High expectations are felt with the reunion of Glen Hansard and Markéta Irglová. The pair has a wonderful understanding of the essentials. Guitar, piano, voice. You can do plenty with that, and their partnership as The Swell Season, the first time the pair has worked together in over a decade, is a welcome reminder of their skill for soft and moving sounds. People We Used to Be, the lead single from the upcoming album, Forward, has the duo pick up with the contemporary folk sound they were so effective with the first time around. Once remains a delightful movie, and hearing the chemistry is still at play between the pair is a treat. People We Used to Be carries Hansard and Irglová to that expected quality, a level which has been matched, pushed, and matched again by folk contemporaries.
What, then, is their place? Hansard had a delightful solo album in 2023 with All That Was East Is West of Me Now, so too did Irglová with Where You Belong. The latter may not have reached as many ears as Hansard, but together, The Swell Season carries with them a burning passion, the constant of their sound. Growth as a person is not always a positive; that appears to be the message Hansard and Irglová offer on People We Used to Be. Listen that little bit closer, though, and what begins as a regret-filled change of heart becomes a charming acceptance of who we now are. The Swell Season speaks not to the listener, who is eavesdropping on a charmed and moving conversation between two songwriters. Separate, separate, overlap. That is the beauty of this song, where Hansard and Irglová are given time to develop their voice independently, before the inevitable, string-laden blowout at the end.

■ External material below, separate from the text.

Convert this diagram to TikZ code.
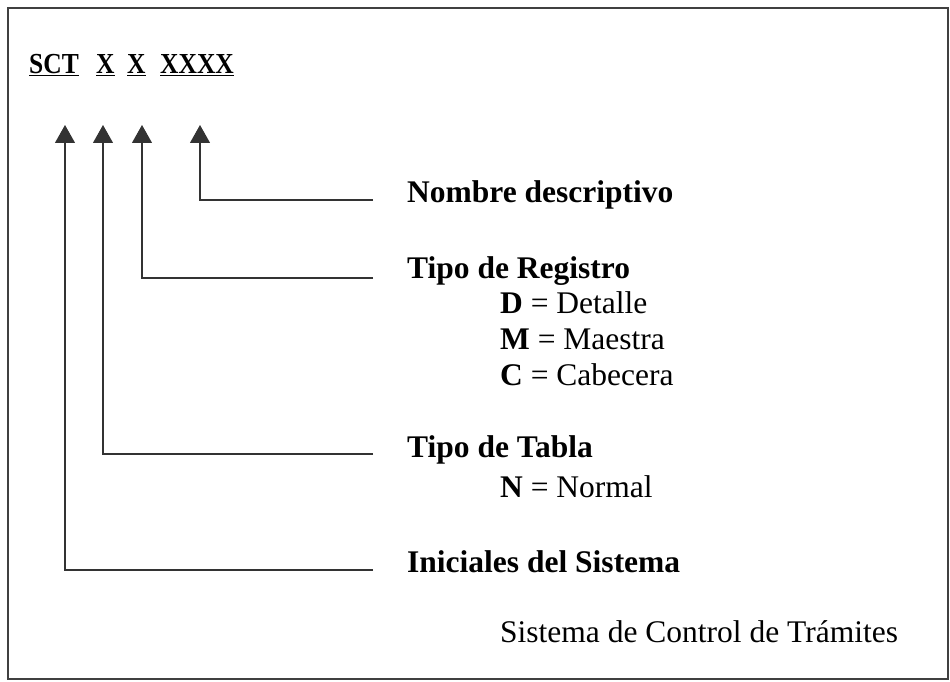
\documentclass[tikz,border=0pt]{standalone}
\usepackage{fontspec}
\setmainfont{Liberation Serif}
\newfontfamily\codefont[FakeStretch=0.88]{Liberation Serif}
\usetikzlibrary{arrows.meta}
\begin{document}
\begin{tikzpicture}[x=1pt,y=-1pt,
  lbl/.style={anchor=base west,inner sep=0pt,font=\fontsize{31.5}{36}\selectfont\bfseries},
  item/.style={anchor=base west,inner sep=0pt,font=\fontsize{31.5}{36}\selectfont},
  code/.style={anchor=base west,inner sep=0pt,font=\codefont\fontsize{29}{33}\selectfont\bfseries},
  conn/.style={line width=1.1pt,draw=black!80,-{Triangle[width=20pt,length=18pt]}},
  frame/.style={line width=1.5pt,draw=black!75}
]
\useasboundingbox (0,0) rectangle (950,682);
\draw[frame] (8,8) rectangle (948,679);
% code
\node[code] (sct) at (29,74) {\underline{SCT}};
\node[code] (x1) at (96,74) {\underline{X}};
\node[code] (x2) at (127,74) {\underline{X}};
\node[code] (x4) at (160,74) {\underline{XXXX}};
% arrow tips
\coordinate (t1) at (65,125);
\coordinate (t2) at (103,125);
\coordinate (t3) at (142,125);
\coordinate (t4) at (200,125);
% line ends
\coordinate (e4) at (373,200);
\coordinate (e3) at (373,278);
\coordinate (e2) at (373,454);
\coordinate (e1) at (373,570);
% labels
\node[lbl] (l4) at (407,202) {Nombre descriptivo};
\node[lbl] (l3) at (407,278) {Tipo de Registro};
\node[item] (d) at (500,313) {\textbf{D} = Detalle};
\node[item] (m) at (500,349) {\textbf{M} = Maestra};
\node[item] (c) at (500,385) {\textbf{C} = Cabecera};
\node[lbl] (l2) at (407,457) {Tipo de Tabla};
\node[item] (n) at (500,497) {\textbf{N} = Normal};
\node[lbl] (l1) at (407,572) {Iniciales del Sistema};
\node[item] (s) at (500,642) {Sistema de Control de Trámites};
% connectors
\draw[conn] (e4) -| (t4);
\draw[conn] (e3) -| (t3);
\draw[conn] (e2) -| (t2);
\draw[conn] (e1) -| (t1);
\end{tikzpicture}
\end{document}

Predictable it may be, People We Used to Be is borderline magical at times. Those who want to be moved, pushed on to be a better version of themselves, that is what this song offers. Do not be content with where you are now, even if satisfaction is the overwhelming feeling for the here and now. People We Used to Be accepts the passage of time, the impact of change on the heart. But what it does not accept is the change itself. Hansard and Irglová are magnificent in noting their distaste at the hard work coming undone. Those flames are dangerous. They hope their listeners, those who happen to be a part of this storytelling circle, see the reason and adapt it to their own lives. Change begets change and though the stumbles made are clear, Hansard and Irglová make a confident, comfortable offering.
Care is what becomes clear. Whether it is current and present or absent, eroded by the passage of time and those unforeseen changes, that is up to a listener. People We Used to Be offers a gap of suggestibility, a reasonable gap where a listener can insert themselves into the context of the song. But what People We Used to Be does not do is pander to the listener; it does not guide them by the hand to where they need to be. Step into the soul-searching, the shortcomings which come from predictable strings are overhauled by the fantastic vocal strengths of both singers, the piano and guitar overlap, which has been the core of their musical collaborations for decades now. Their folk sensibilities are lost to the wider appeal of louder sound, but it is understandable. People We Used to Be asks people to steady themselves, because the imbalance, the fall-off, is hard for loved ones to see.

Well said!
The entire album is beautiful. I Love “People we used to be”. Also “I Leave Everything to You” is the beautiful song I have heard in many years <3 "Hundred Words" is also just so moving and inspiring to me. I can't stop listening to all the songs on the record.